“Winning is great, sure, but if you are really going to do something in life, the secret is learning how to lose.”
Wilma Rudolph
Wilma Rudolph was stricken with polio as a young child leaving her left leg paralyzed. She also contracted scarlet fever as well as double pneumonia. However, even before her teen years, she had learned to walk again and had minimal effects from her illnesses. In the long run, Wilma’s Olympian achievements towered over her struggles. When I began running half marathons, this extraordinary woman inspired me with her tenacity and her grace. She taught me that winning is not crossing the finish line; winning is committing yourself to the race.
Life isn’t really a competition; the quality and longevity of life has to do with our spirit, which originates from within. Grief has no finish line because we will forever miss those who have been called home.
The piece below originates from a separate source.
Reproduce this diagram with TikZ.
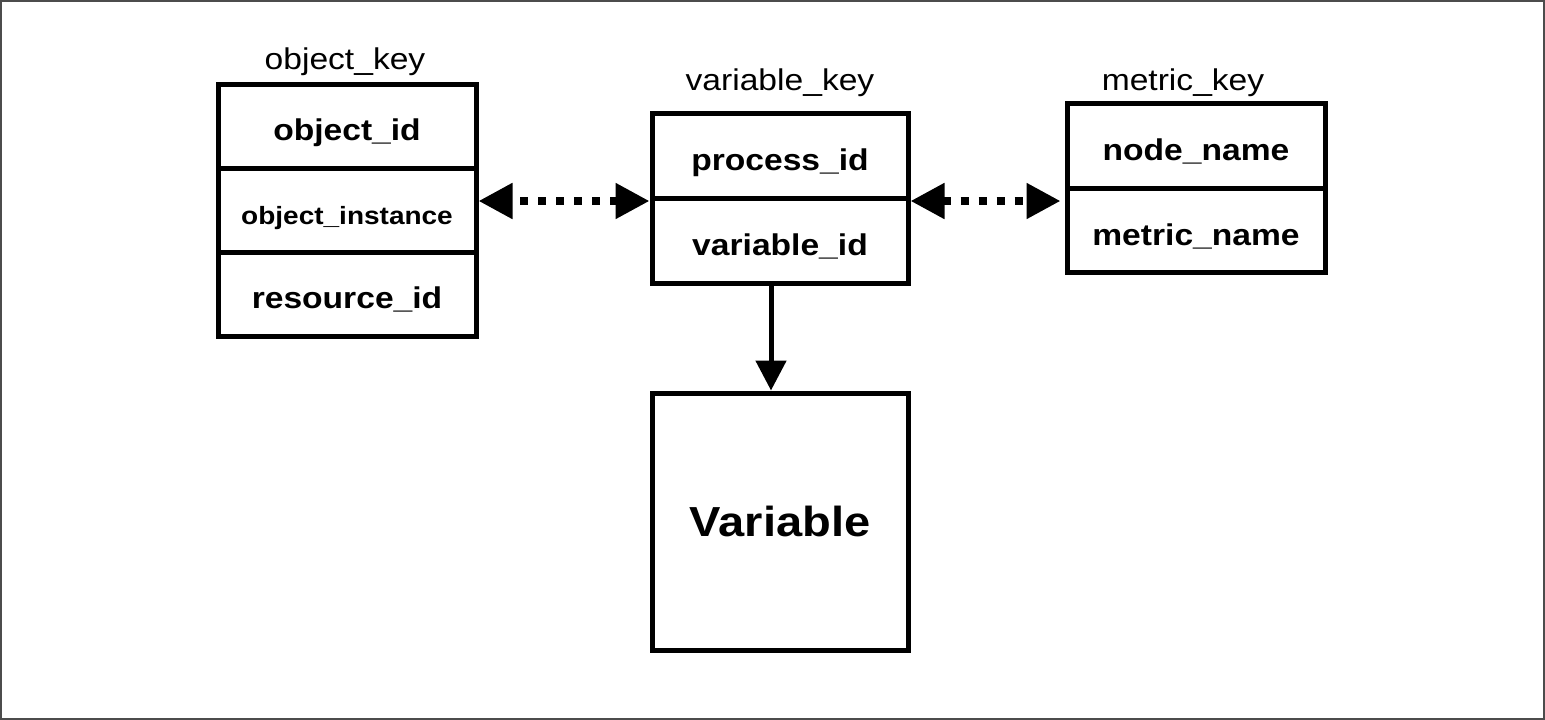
\documentclass[tikz,border=0pt]{standalone}
\usepackage{fontspec}
\setmainfont{Liberation Sans}[FakeStretch=1.12]
\usetikzlibrary{arrows.meta}
\tikzset{
  box/.style={draw, line width=5pt, minimum width=258pt, minimum height=84pt, inner sep=0pt,
    font=\fontsize{30}{30}\selectfont\bfseries},
  row/.style={box, text height=36pt, text depth=7pt},
  ttl/.style={inner sep=2pt, font=\fontsize{30}{30}\selectfont},
  link/.style={line width=8pt, dash pattern=on 8pt off 10pt,
    {Triangle[length=34pt,width=34pt]}-{Triangle[length=34pt,width=34pt]}},
  flow/.style={line width=5pt, -{Triangle[length=30pt,width=30pt]}},
}
\begin{document}
\begin{tikzpicture}[x=1pt,y=-1pt]
\useasboundingbox (0,0) rectangle (1545,720);
\draw[line width=1.5pt, black!70] (1,1) rectangle (1544,719);
% object_key
\node[row] (ok1) at (347,126) {object\_id};
\node[row] (ok2) at (347,210) {\fontsize{25}{25}\selectfont object\_instance};
\node[row] (ok3) at (347,294) {resource\_id};
\node[ttl, anchor=south] (okt) at (345,78) {object\_key};
% variable_key
\node[row, minimum width=256pt, minimum height=85pt] (vk1) at (780,156) {process\_id};
\node[row, minimum width=256pt, minimum height=85pt] (vk2) at (780,241) {variable\_id};
\node[ttl, anchor=south] (vkt) at (780,99) {variable\_key};
% metric_key
\node[row, minimum height=84.5pt] (mk1) at (1196,146) {node\_name};
\node[row, minimum height=84.5pt] (mk2) at (1196,230.5) {metric\_name};
\node[ttl, anchor=south] (mkt) at (1183,99) {metric\_key};
% Variable
\node[box, minimum width=256pt, minimum height=257pt, font=\fontsize{42}{42}\selectfont\bfseries] (var) at (780,521.5) {Variable};
% connectors
\draw[link] (vk1.south west) -- (ok2.east |- vk1.south west);
\draw[link] (vk1.south east) -- ([xshift=-4pt]mk2.west |- vk1.south east);
\draw[flow] ([xshift=-9pt]vk2.south) -- ([xshift=-9pt]var.north);
\end{tikzpicture}
\end{document}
We experience the pangs of loss because we have loved deeply. Their absence from our physical lives is incomprehensible, yet we do find a way, in time, to lace up our shoes again. “I still miss those I loved who are no longer with me, Rita Mae Brown writes, “but I find I am grateful for having loved them.”
Maybe you’re not yet there; you’re not ready to be at peace with the gift of what love bestowed upon you because it hurts too much to lose them. I never thought I would reach a time when I am more thankful and blessed rather than grieved either. Psychiatrist and author Elisabeth Kubler-Ross spent her life in research and studied the processes of dying and grieving. She once said, and we can most all agree, that we never get over a loss, but instead, “...you will learn to live with it. You will heal and you will rebuild yourself around the loss you have suffered. You will be whole again, but you’ll never be the same.”
Significant moments in life change us. Whether it be a college graduation, a new career path, a birth, or a death, each will ultimately transform our lives. But how our lives are transformed, well that is us to us and how we chose to proceed. Search out what restores hope and love in your life after loss. Loss empowered Wilma, and it can help the grieving as well.
It's difficult to be grateful for what you no longer have, and that's all right. Take your time.